November 2014

DEAL OF THE MONTH

Retail Center in Texas

Matured Loan with unstable tenancy. Occupancy at the property fell significantly just prior to maturity, when a large tenant closed their doors and stopped paying rent. Although the value of the property was slightly above the loan amount, it was virtually impossible to refinance with the instability in the tenant base.
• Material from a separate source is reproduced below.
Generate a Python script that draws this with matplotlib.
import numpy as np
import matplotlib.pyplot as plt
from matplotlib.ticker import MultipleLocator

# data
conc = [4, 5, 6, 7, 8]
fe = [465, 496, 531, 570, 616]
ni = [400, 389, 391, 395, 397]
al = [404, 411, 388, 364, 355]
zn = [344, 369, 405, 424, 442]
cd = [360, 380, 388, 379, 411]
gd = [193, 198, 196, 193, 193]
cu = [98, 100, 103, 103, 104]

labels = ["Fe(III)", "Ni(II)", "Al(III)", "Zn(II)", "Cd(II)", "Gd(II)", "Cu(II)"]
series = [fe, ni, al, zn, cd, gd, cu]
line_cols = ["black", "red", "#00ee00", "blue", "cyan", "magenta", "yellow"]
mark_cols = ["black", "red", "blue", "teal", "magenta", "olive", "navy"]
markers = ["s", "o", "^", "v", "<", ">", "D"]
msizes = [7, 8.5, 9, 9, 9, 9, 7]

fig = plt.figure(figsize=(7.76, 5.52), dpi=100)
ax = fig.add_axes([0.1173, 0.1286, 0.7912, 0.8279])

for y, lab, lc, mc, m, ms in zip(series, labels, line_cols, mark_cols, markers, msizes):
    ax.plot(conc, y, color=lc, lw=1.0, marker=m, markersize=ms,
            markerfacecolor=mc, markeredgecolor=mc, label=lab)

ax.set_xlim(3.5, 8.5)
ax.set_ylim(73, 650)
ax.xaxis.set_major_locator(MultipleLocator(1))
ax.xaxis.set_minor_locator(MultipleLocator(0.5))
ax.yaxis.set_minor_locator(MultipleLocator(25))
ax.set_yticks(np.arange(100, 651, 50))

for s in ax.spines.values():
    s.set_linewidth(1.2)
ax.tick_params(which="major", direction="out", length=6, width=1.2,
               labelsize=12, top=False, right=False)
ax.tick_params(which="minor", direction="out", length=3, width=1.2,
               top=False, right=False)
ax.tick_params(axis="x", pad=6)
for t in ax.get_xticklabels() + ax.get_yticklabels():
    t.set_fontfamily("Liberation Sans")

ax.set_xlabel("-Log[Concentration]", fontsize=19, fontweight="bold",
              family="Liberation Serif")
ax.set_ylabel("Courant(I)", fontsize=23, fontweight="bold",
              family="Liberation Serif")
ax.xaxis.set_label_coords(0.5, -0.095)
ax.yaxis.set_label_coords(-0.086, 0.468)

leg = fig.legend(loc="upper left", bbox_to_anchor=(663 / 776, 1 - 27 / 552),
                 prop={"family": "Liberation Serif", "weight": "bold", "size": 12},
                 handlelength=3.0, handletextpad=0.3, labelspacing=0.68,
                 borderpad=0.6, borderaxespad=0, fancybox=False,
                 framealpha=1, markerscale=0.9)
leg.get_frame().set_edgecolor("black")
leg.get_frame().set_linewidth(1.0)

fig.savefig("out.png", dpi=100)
Result:  2 – Six Month Forbearance Terms

November Deal of the Month

Loan
$17 million

Originated
2003

Modification
Forbearance

 

Challenge

These specific set of facts are some of the most challenging: (1) property value at or slight above the loan amount, (2) unstable tenant base making it virtually impossible to refinance, and (3) large vacancy putting the debt service coverage ratio below breakeven.   They are most challenging because a discounted payoff is not necessarily warranted, it is difficult to get an extension when there is no clear exit strategy, and the borrower cannot get takeout financing.

Borrower Received

6 month forbearance terms

Solution

1st Service Solutions was able to negotiate two – six month forbearance terms, with the second term being executed at Borrowers sole discretion. The forbearance has allowed the borrower time to place a nationally known tenant into the vacant space, complete improvements at the property and enter into negotiations with another tenant to replace the “temporary” tenant.

The borrower has also begun negotiations with lenders to obtain take-out financing at market rates. The forbearance has allowed the time necessary to maximize the value of the property and seek better financing terms for take-out financing, without the long term cost of an extension.